## RAW DATA:
....

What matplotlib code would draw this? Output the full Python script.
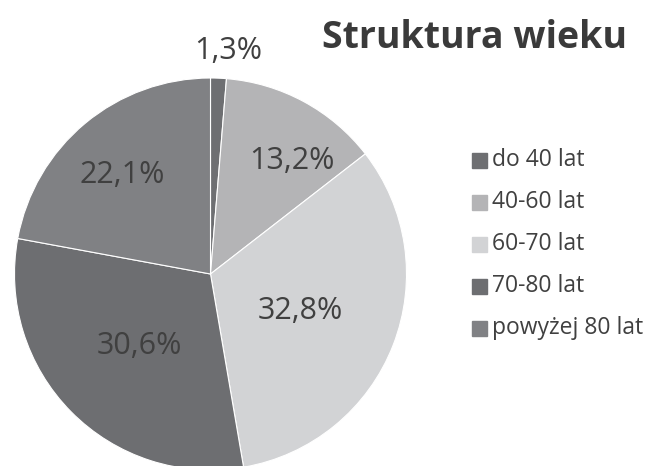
import numpy as np
import matplotlib
matplotlib.use('Agg')
import matplotlib.pyplot as plt

# ── data ──────────────────────────────────────────────────────────────────────
categories = ['do 40 lat', '40-60 lat', '60-70 lat', '70-80 lat', 'powyżej 80 lat']
shares     = [1.3, 13.2, 32.8, 30.6, 22.1]
labels     = ['1,3%', '13,2%', '32,8%', '30,6%', '22,1%']

colors     = ['#6e6f72', '#b4b4b6', '#d2d3d5', '#6d6e71', '#808184']
# label placement (radius in pie units, extra angle in degrees)
lab_r      = [1.14, 0.71, 0.495, 0.515, 0.68]
lab_dang   = [-2.2, -7.5, -0.9, 0.6, 2.0]

plt.rcParams['font.family'] = ['Open Sans', 'DejaVu Sans']

W, H = 648, 466
fig = plt.figure(figsize=(W / 100, H / 100), dpi=100)

cx, cy, r = 210.5, 274, 196
ax = fig.add_axes([(cx - r) / W, (H - cy - r) / H, 2 * r / W, 2 * r / H])

wedges, _ = ax.pie(shares, colors=colors, startangle=90, counterclock=False,
                   radius=1, wedgeprops=dict(edgecolor='white', linewidth=0.8))
ax.set_xlim(-1, 1)
ax.set_ylim(-1, 1)
ax.set_aspect('equal')
ax.axis('off')
for w in wedges:
    w.set_clip_on(False)

for w, txt, rr, da in zip(wedges, labels, lab_r, lab_dang):
    ang = np.deg2rad((w.theta1 + w.theta2) / 2 + da)
    ax.text(rr * np.cos(ang), rr * np.sin(ang), txt, ha='center', va='center',
            fontsize=22, color='#404040', clip_on=False)

fig.text(475 / W, 1 - 38 / H, 'Struktura wieku', ha='center', va='center',
         fontsize=27, fontweight='bold', color='#3a3a3a')

# legend
y0, dy = 160, 42
for i, (cat, col) in enumerate(zip(categories, colors)):
    y = 1 - (y0 + i * dy) / H
    fig.patches.append(plt.Rectangle((472 / W, y - 7.5 / H), 15 / W, 15 / H,
                                     transform=fig.transFigure, color=col))
    fig.text(492 / W, y, cat, ha='left', va='center', fontsize=16.5, color='#404040')

fig.savefig('out.png', dpi=100)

....

## GIVEN TASK:
Restate exactly, please, only the lines between the start of the data and the line containing "-0.9, 0.6, 2.0]", both ends included, skipping the pictures.

## FULL ANSWER:
What matplotlib code would draw this? Output the full Python script.
import numpy as np
import matplotlib
matplotlib.use('Agg')
import matplotlib.pyplot as plt

# ── data ──────────────────────────────────────────────────────────────────────
categories = ['do 40 lat', '40-60 lat', '60-70 lat', '70-80 lat', 'powyżej 80 lat']
shares     = [1.3, 13.2, 32.8, 30.6, 22.1]
labels     = ['1,3%', '13,2%', '32,8%', '30,6%', '22,1%']

colors     = ['#6e6f72', '#b4b4b6', '#d2d3d5', '#6d6e71', '#808184']
# label placement (radius in pie units, extra angle in degrees)
lab_r      = [1.14, 0.71, 0.495, 0.515, 0.68]
lab_dang   = [-2.2, -7.5, -0.9, 0.6, 2.0]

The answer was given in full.